When I wrote about my thoughts on DIS two weeks ago in my May options expiration write-up, I said I was looking for further weakness or a reversal. I should’ve sold a new naked put that day on DIS, because around the time I wrote that post, DIS was at the recent low. I just didn’t know it. To top it off, I was slow to react to the reversal as DIS moved above its 10 and 20-day moving averages and hasn’t retreated back towards them in the past seven trading sessions. I expect this upward trend to slow, but I don’t expect the sell-off to be severe. More than just slowing, I actually expect DIS to make another run below these two moving averages soon, maybe as much as $2-3 below today’s low point.
Even with a possible little dip on the near horizon, I sold a new naked put this afternoon on DIS rather than waiting for a better premium. While DIS was trading at $83.91, I sold one DIS August $82.50 naked put for $2.33 and received $232.20 after paying $0.80 in commission. I debated this one for longer than I usually would have. Maybe it was because I wasn’t feeling well today and my brain was sluggish or because DIS is close to the top of its trading channel and looks like it could be due for a retracement from a technical view. I opted not to wait around and risk not getting the trade to hit at all because I was only selling one naked put worth less than 8% of my account value. Even if DIS falls 20% (which I don’t think it will for the next couple of years), I won’t lose my shirt if I’m willing to hold for another few years.
I’m confident enough in my longer-term outlook on DIS that I already have another limit order in place for a second DIS August naked put. Since I can see the possibility of DIS dropping as low as its 50-day moving average, I entered this other limit order, good for two weeks, for the August $80 strike and have it set for a $2.00 ask price, $0.55 above what I think I could have sold it for today. Depending on how fast DIS falls (if it falls at all), I think the premiums will rise faster than the time value will erode. I’ve seen premiums pop higher quickly on DIS and hope to catch a brief dip (like I’ve done before), only to see DIS pull itself higher within days. Now that I think about it, I might even raise my ask price by a quarter or so. I’ll see how DIS moves in the early part of next week before I make that change.
DIS Naked Put Risk/Reward Breakdown
- Potential profit: $232.20
- Potential return: 2.90%, 13.57% annualized
- Breakeven price: $80.18
- Downside protection: 4.48%
- Recent high: $84.38 (reached in the first hour of trading today)

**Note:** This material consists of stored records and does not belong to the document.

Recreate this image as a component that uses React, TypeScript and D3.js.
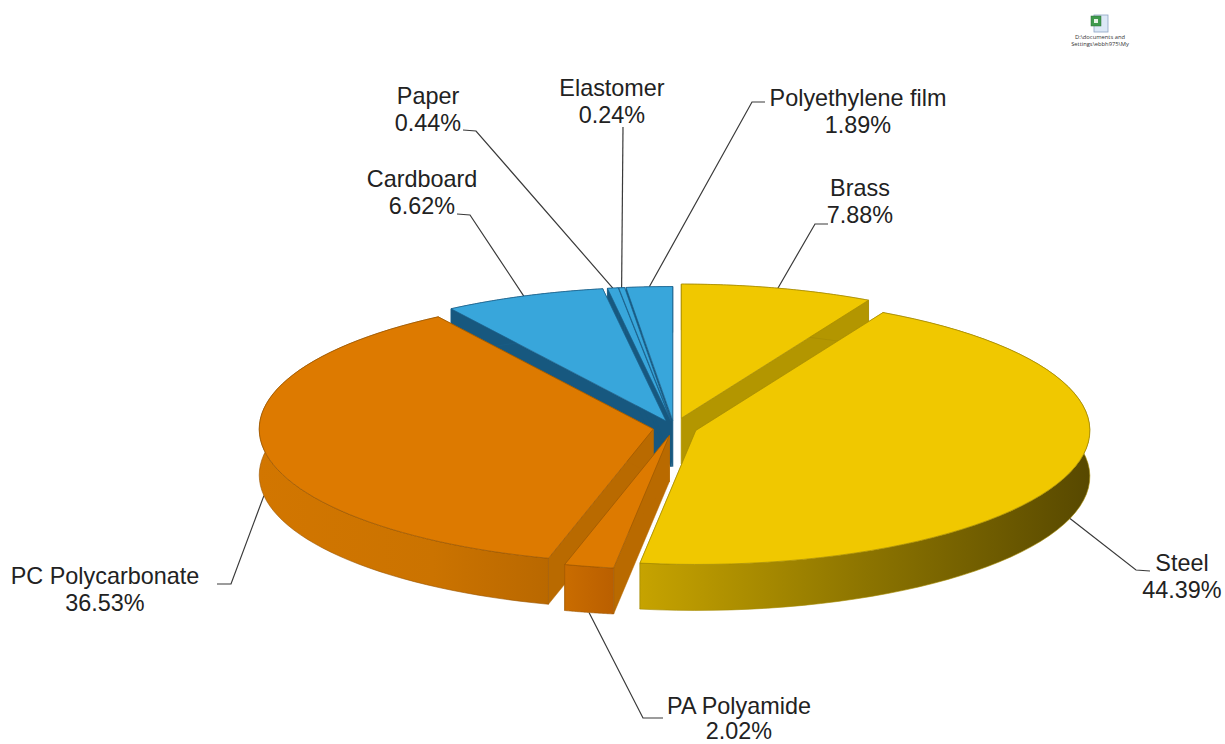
import React from "react";
import * as d3 from "d3";

const materials = ["Brass", "Steel", "PA Polyamide", "PC Polycarbonate", "Cardboard", "Paper", "Elastomer", "Polyethylene film"];
const shares = [7.88, 44.39, 2.02, 36.53, 6.62, 0.44, 0.24, 1.89];
const families = ["yellow", "yellow", "orange", "orange", "blue", "blue", "blue", "blue"];
const explode = [30, 23, 22, 21, 22, 22, 22, 22];
// painting groups: walls of a whole group go first, then its tops
const paintGroups = [[4, 5, 6, 7], [0], [3], [1], [2]];

const W = 1225, H = 744;
const CX = 674, CY = 428, RX = 394, RY = 134, DEPTH = 46;

const topColor: Record<string, string> = { yellow: "#F0C800", orange: "#DD7A00", blue: "#38A6DB" };
const edgeColor: Record<string, string> = { yellow: "#A58A00", orange: "#9A5600", blue: "#1B5F88" };
const radialColor: Record<string, string> = { yellow: "#B39600", orange: "#B96A00", blue: "#17587F" };
const wallFill = ["#B39600", "url(#steelWall)", "url(#paWall)", "url(#pcWall)", "#17587F", "#17587F", "#17587F", "#17587F"];

// label placement: [x, first-line centre y, second-line centre y]
const labelPos: [number, number, number][] = [
  [860, 188, 215], [1182, 563, 590], [739, 706, 731], [105, 576, 603],
  [422, 179, 206], [428, 96, 123], [612, 88, 115], [858, 98, 125],
];
// leader elbow: [label-side x, label-side y, elbow x, elbow y]
const leaderPos: [number, number, number, number][] = [
  [828, 224, 815, 224], [1150, 571, 1136, 570], [663, 718, 643, 718], [217, 584, 231, 584],
  [457, 214, 470, 215], [463, 130, 476, 131], [623, 127, 623, 127], [765, 102, 752, 102],
];

const pie = d3.pie<number>().sort(null).value((d) => d);
const arcs = pie(shares);
const lineGen = d3.line<[number, number]>();

export default function App() {
  const slices = arcs.map((a, i) => {
    const mid = (a.startAngle + a.endAngle) / 2;
    const ox = CX + explode[i] * Math.sin(mid);
    const oy = CY - explode[i] * Math.cos(mid) * (RY / RX);
    const pt = (t: number, dz = 0): [number, number] => [ox + RX * Math.sin(t), oy - RY * Math.cos(t) + dz];
    const ts = d3.range(0, 61).map((k) => a.startAngle + ((a.endAngle - a.startAngle) * k) / 60);
    const top = lineGen([[ox, oy], ...ts.map((t) => pt(t))]) + "Z";
    const radial = (t: number) =>
      lineGen([[ox, oy], pt(t), pt(t, DEPTH), [ox, oy + DEPTH]]) + "Z";
    const outer = lineGen([...ts.map((t) => pt(t)), ...ts.slice().reverse().map((t) => pt(t, DEPTH))]) + "Z";
    const front = Math.cos(mid) < 0;
    const anchor = pt(mid, front ? DEPTH : 0);
    return { i, top, r0: radial(a.startAngle), r1: radial(a.endAngle), outer, anchor };
  });

  const font = "'Liberation Sans', Arial, sans-serif";

  return (
    <svg width={W} height={H} viewBox={`0 0 ${W} ${H}`} style={{ position: "absolute", left: 0, top: 0, display: "block", background: "#fff" }}>
      <defs>
        <linearGradient id="steelWall" gradientUnits="userSpaceOnUse" x1={640} x2={1092} y1={0} y2={0}>
          <stop offset="0" stopColor="#C6A300" />
          <stop offset="0.5" stopColor="#8C7400" />
          <stop offset="1" stopColor="#574800" />
        </linearGradient>
        <linearGradient id="pcWall" gradientUnits="userSpaceOnUse" x1={258} x2={550} y1={0} y2={0}>
          <stop offset="0" stopColor="#D27600" />
          <stop offset="0.6" stopColor="#CB7300" />
          <stop offset="1" stopColor="#B96800" />
        </linearGradient>
        <linearGradient id="paWall" gradientUnits="userSpaceOnUse" x1={566} x2={614} y1={0} y2={0}>
          <stop offset="0" stopColor="#C96C00" />
          <stop offset="1" stopColor="#BA5F00" />
        </linearGradient>
      </defs>

      {/* embedded object icon */}
      <g>
        <rect x={1094} y={15} width={14} height={17} fill="#DCE8F6" stroke="#8CA3C4" strokeWidth={0.8} />
        <rect x={1091} y={16} width={10} height={10} fill="#3E9A4C" stroke="#2A6E36" strokeWidth={0.5} />
        <rect x={1094} y={19} width={4} height={4} fill="#E6F2E6" />
        <text x={1100} y={39} textAnchor="middle" fontFamily="'Open Sans', sans-serif" fontSize={5.8} fill="#333">D:\documents and</text>
        <text x={1100} y={46} textAnchor="middle" fontFamily="'Open Sans', sans-serif" fontSize={5.8} fill="#333">Settings\ebbh975\My</text>
      </g>

      {/* leaders */}
      <g fill="none" stroke="#3a3a3a" strokeWidth={1.2}>
        {slices.map((s) => {
          const l = leaderPos[s.i];
          return <path key={s.i} d={lineGen([[l[0], l[1]], [l[2], l[3]], s.anchor]) ?? ""} />;
        })}
      </g>

      {/* slices */}
      {paintGroups.map((group, g) => (
        <g key={g}>
          {group.map((idx) => {
            const s = slices[idx];
            const fam = families[idx];
            return (
              <g key={idx}>
                <path d={s.r0} fill={radialColor[fam]} stroke={radialColor[fam]} strokeWidth={0.5} />
                <path d={s.r1} fill={radialColor[fam]} stroke={radialColor[fam]} strokeWidth={0.5} />
                <path d={s.outer} fill={wallFill[idx]} stroke={edgeColor[fam]} strokeWidth={0.6} />
              </g>
            );
          })}
          {group.map((idx) => {
            const s = slices[idx];
            const fam = families[idx];
            return <path key={idx} d={s.top} fill={topColor[fam]} stroke={edgeColor[fam]} strokeWidth={0.7} />;
          })}
        </g>
      ))}

      {/* labels */}
      <g fontFamily={font} fontSize={23.4} fill="#222" textAnchor="middle">
        {materials.map((m, i) => (
          <g key={m}>
            <text x={labelPos[i][0]} y={labelPos[i][1]} dominantBaseline="central">{m}</text>
            <text x={labelPos[i][0]} y={labelPos[i][2]} dominantBaseline="central">{shares[i].toFixed(2)}%</text>
          </g>
        ))}
      </g>
    </svg>
  );
}
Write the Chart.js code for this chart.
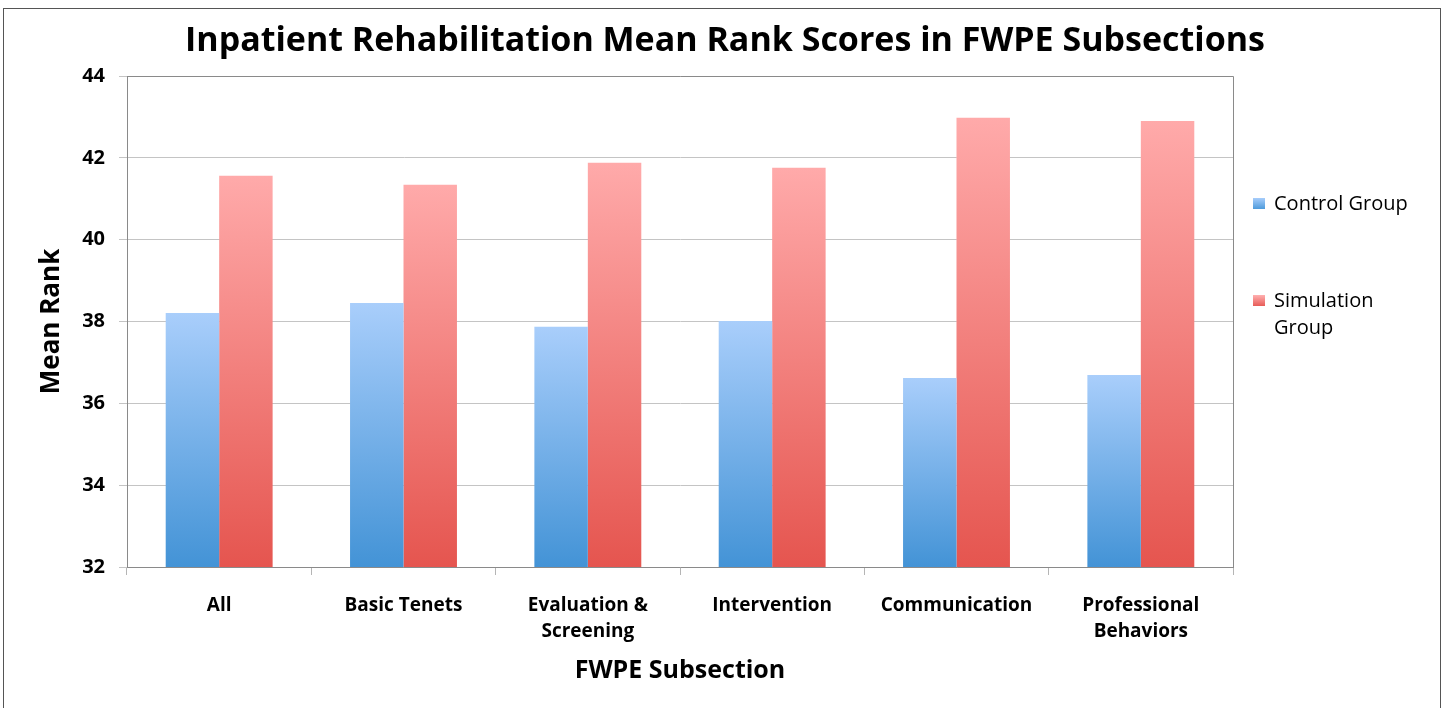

- Cushion from recent high: 4.98%
- Expected support: $81.89 (and ascending) is the 20-day moving average (dma). It could provide a speed bump on a decline, but hasn’t proven to be a “magic” line for support on DIS. Support tends to surface a few days after the 20-dma breaks, then it slings back to the other side for a couple of weeks. This support beneath the 20-dma could coincide with the 50-dma which is also close to the 50% Fibonacci line around $80.37. The 50% Fib line has proven itself as strong support for DIS in the past and I don’t expect a change from that pattern this year. As a bonus, every tick above today’s high pushes that 50% Fib line even higher and gives me a better opportunity to profit from this trade.
- Position close goal/limit: I’ll try to close this put early if I can get out a month before expiration for $0.20. To the downside, I’ll ride it out and am willing to take an assignment as long as no horrific surprise news surfaces on DIS.